TASK DIRECTIONS. Gather up the lines with the word "Python" in them.

>> START GIVEN DATA

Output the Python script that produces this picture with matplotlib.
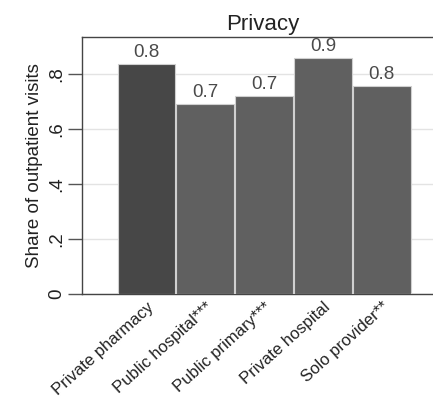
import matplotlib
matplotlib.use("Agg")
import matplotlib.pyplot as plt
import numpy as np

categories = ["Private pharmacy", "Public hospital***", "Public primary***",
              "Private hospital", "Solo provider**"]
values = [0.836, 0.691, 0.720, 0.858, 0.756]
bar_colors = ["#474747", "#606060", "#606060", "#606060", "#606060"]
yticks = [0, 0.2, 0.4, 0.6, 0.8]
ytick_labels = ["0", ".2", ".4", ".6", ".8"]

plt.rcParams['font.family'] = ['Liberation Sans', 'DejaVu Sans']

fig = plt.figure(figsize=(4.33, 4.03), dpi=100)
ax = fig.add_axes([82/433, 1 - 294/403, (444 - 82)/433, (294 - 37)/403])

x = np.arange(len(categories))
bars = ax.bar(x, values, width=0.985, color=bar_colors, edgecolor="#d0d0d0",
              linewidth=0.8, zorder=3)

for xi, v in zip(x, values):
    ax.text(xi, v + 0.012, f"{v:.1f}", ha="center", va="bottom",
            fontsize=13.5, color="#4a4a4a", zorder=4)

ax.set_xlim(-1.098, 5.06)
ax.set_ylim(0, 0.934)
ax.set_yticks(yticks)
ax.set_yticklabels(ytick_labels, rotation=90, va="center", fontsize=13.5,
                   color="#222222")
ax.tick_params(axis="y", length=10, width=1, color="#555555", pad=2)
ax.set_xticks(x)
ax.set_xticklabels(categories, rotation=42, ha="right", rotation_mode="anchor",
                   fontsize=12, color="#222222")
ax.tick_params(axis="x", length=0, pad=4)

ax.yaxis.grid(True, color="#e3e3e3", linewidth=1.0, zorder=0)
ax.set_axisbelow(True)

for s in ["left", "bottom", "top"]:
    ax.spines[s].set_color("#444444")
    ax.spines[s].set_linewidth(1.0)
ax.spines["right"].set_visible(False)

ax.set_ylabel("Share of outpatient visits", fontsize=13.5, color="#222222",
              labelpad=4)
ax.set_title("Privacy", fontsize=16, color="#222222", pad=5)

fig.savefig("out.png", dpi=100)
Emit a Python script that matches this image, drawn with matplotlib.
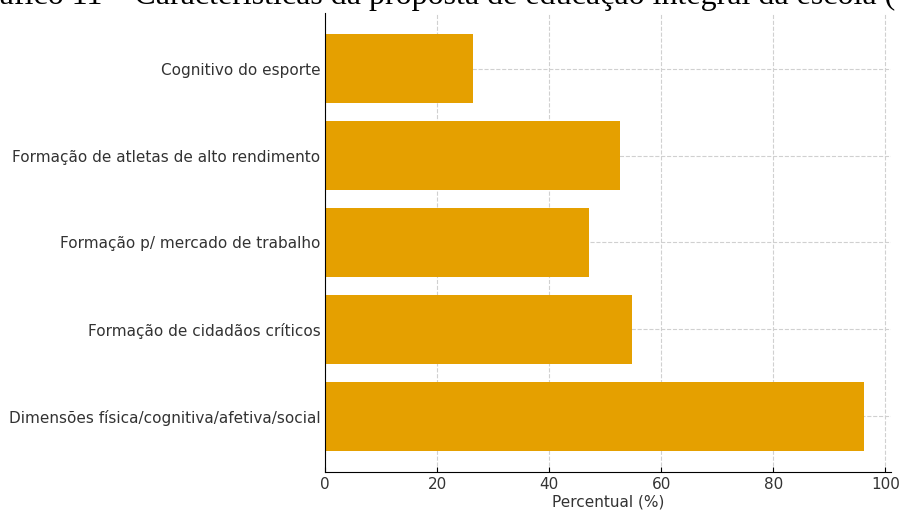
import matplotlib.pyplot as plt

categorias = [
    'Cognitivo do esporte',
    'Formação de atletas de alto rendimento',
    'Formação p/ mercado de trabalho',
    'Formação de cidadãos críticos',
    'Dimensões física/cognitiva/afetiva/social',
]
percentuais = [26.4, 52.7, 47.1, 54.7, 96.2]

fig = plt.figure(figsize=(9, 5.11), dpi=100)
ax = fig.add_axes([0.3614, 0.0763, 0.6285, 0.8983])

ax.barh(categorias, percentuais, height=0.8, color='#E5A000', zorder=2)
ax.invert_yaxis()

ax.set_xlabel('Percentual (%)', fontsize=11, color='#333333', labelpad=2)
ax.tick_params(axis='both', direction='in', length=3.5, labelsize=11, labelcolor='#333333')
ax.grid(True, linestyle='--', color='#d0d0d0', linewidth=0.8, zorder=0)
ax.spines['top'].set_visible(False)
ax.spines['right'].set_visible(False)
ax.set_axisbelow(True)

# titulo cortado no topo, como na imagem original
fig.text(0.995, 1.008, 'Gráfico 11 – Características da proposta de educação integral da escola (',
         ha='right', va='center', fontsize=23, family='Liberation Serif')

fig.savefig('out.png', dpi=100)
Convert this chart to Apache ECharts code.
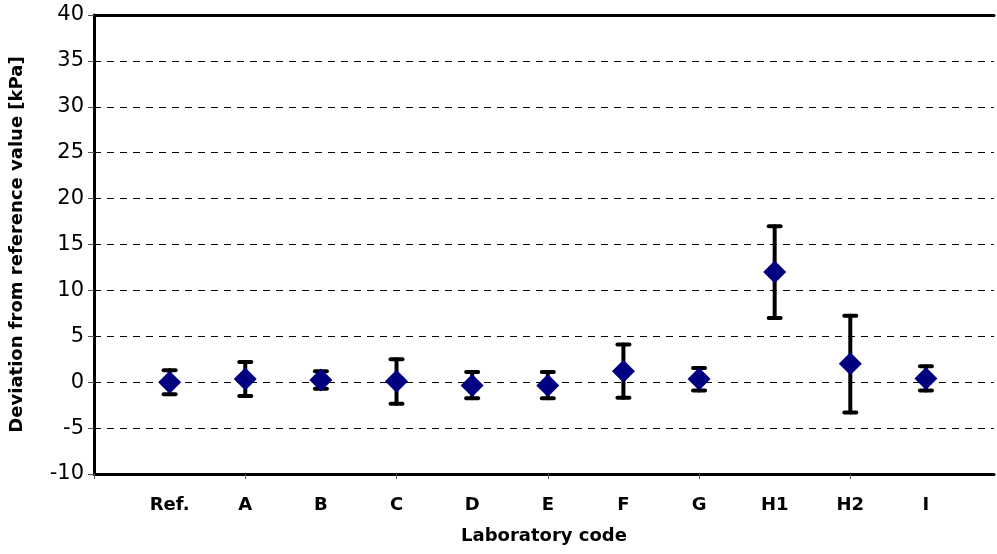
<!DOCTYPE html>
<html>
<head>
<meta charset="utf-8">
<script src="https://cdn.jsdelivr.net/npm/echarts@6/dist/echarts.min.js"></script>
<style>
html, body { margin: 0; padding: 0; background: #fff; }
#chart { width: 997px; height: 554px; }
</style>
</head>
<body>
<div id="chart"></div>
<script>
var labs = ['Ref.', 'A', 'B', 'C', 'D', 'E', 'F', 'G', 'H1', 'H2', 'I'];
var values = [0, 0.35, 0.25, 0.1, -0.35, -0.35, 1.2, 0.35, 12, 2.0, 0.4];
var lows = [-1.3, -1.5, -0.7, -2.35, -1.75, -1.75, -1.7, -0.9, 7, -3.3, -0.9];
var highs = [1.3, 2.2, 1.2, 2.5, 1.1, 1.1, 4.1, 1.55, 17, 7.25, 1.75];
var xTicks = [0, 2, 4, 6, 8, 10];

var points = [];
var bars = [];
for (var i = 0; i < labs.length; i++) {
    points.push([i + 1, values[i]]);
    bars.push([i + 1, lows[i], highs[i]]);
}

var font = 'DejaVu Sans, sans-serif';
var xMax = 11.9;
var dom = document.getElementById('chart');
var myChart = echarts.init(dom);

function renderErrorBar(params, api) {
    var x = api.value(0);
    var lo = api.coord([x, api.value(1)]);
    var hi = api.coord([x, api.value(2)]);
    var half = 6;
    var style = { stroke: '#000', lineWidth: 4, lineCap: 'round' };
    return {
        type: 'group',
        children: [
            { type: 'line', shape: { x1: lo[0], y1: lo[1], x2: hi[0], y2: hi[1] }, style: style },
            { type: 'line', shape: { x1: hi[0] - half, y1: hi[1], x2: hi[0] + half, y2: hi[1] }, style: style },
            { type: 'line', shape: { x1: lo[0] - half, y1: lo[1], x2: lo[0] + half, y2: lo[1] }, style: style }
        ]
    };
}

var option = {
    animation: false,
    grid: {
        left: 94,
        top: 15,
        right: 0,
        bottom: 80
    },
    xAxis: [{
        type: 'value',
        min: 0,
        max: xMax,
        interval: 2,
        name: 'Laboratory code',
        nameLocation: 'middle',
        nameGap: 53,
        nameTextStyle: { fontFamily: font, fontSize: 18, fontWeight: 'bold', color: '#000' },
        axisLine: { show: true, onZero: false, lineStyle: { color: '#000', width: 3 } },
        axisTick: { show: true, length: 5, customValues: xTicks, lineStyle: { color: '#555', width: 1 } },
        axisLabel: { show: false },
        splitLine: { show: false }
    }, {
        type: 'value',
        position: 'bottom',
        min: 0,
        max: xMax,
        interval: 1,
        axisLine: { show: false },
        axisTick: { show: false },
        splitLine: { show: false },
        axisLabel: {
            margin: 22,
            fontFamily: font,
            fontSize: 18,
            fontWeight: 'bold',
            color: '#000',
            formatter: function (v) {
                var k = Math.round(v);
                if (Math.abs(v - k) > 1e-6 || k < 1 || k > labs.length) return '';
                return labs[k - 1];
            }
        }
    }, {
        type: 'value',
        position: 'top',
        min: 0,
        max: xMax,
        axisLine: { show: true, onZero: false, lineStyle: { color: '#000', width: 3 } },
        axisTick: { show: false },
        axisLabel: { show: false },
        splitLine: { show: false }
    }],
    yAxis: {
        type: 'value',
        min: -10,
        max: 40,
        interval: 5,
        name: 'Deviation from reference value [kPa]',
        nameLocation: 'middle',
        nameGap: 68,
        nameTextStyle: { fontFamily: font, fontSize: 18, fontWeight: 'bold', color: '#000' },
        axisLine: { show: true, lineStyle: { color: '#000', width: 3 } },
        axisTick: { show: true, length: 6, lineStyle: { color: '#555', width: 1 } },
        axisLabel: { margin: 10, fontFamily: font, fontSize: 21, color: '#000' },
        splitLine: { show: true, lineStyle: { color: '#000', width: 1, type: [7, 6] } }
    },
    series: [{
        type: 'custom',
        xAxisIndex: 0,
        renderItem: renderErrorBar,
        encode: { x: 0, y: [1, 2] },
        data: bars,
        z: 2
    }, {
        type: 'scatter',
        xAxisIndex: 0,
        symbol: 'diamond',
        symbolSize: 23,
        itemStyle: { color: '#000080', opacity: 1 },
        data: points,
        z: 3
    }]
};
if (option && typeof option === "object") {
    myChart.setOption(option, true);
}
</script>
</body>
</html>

>> END GIVEN DATA

RESPONSE TO THE EXERCISE.
Output the Python script that produces this picture with matplotlib.
Emit a Python script that matches this image, drawn with matplotlib.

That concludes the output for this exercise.